Padahal Islam sejatinya hadir untuk mempermudah kehidupan umat manusia, bukan mempersulit. Memberi solusi, bukan masalah. Mencari jalan keluar, tidak jalan buntu. “Allah menghendaki kemudahan bagi kamu dan tidak menghendaki kesukaran bagi kamu” (QS. 2: 185).
Belum lagi secara tak langsung dan mungkin tanpa disadari, malah memihak pada pemodal besar yang kapitalistik. Kelas kapitalis borjuis tentu saja ketiban untung tanpa perlu sibuk mengurus segala hal untuk promosi. Sebab mampu menghasilkan kualitas yang lebih baik melalui mesin-mesin produksi yang mutakhir. Yang petani-petani kecil mustahil memilikinya demi mencari sesuap nasi.
Tidak jadi masalah jika kelas borjuis bertambah. Seperti pengusaha. Karena roda perekonomian pun berputar cepat berkat sumbangsih eksistensi mereka. Lapangan pekerjaan juga bakal bertumbuh. Bahkan untuk memajukan sebuah negara atau pun wilayah, diperlukan sekurang-kurangnya dua persen pengusaha dari keseluruhan jumlah populasi penduduk.
Namun demikian, para petani tetaplah harus diutamakan. Karena ini merupakan profesi dari mayoritas masyarakat Aceh. Jika suatu informasi kemudian menimbulkan ketidakpastian di publik, konsumen pun mulai ragu-ragu membeli produk petani. Indeks kesejahteraan rakyat Aceh ikut serta berada dalam “guncangan”. Implikasinya pun tak main-main dan tentu memusingkan para pejabat pemerintah. Kemiskinan meningkat.
Mengacu pada pernyataan Gerakan Kebangkitan Tani dan Nelayan (Gerbang Tani) provinsi Aceh, yang mengutipnya dari Badan Pusat Statistik (BPS), Nilai Tukar Petani (NTP) Aceh hanya mampu mencapai angka 94,18. Di Sumatera, NTP tertinggi diraih provinsi Lampung.
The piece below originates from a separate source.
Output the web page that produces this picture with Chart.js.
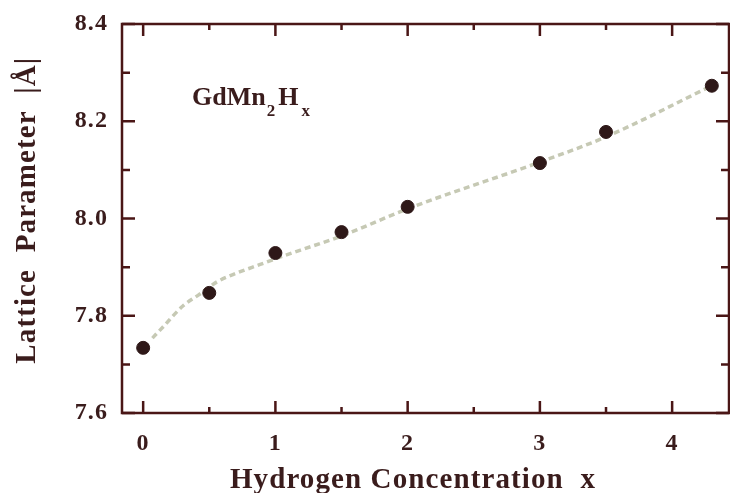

Yang mencapai 105,97. Seharusnya NTP Aceh berada di atas angka 100 agar biaya pengeluaran petani lebih kecil daripada pemasukan. Jika di bawah angka 100, maka petani Aceh masih merugi. Kesejahteraan pun sulit dicapai. (aceh.tribunnews.com, 11/11/2017)
Pendapatan petani pun kadang kala tak menentu. Bisa saja panen gagal akibat cuaca maupun bencana alam. Pemasaran juga tak luput dari masalah. Bisa saja harga jual jauh lebih rendah dibandingkan biaya modal. Memanen pun membutuhkan masa tunggu yang tidak singkat. Dan untuk mengisi pendapatan di masa tunggu, maka para petani ada juga yang beralih profesi. Tukang bangunan, pedagang keliling, buruh lepas, dsb.
Menko Perekonomian Darmin Nasution yang tampil sebagai pembicara di Musyawarah Nasional Himpunan Alumni Institut Pertanian Bogor (IPB), menyebutkan bahwa petani di Indonesia memiliki tanggungan hidup dan pekerjaan yang lebuh berat dibandingkan menjadi karyawan kantoran. Diperlukan transformasi agar penghasilan petani menjadi lebih baik dan pekerjaannya terfokus. Jika tidak, maka profesi petani bisa-bisa hilang ditelan zaman. Apalagi regenerasi kaum muda terpelajar cenderung menjauhi profesi petani. (finance.detik.com, 16/12/2017)
Khusus di Aceh, kesejahteraan petani sudah menunjukkan “lampu merah”. Bila tidak ada penanganan yang optimal dari pembuat kebijakan, maka pedihnya nasib yang dialami para petani bakal berlanjut seiring waktu berjalan. Untuk itu para pemangku kepentingan (stakeholders) perlu menanganinya secara langsung dan segera, agar petani Aceh mampu hidup lebih sejahtera.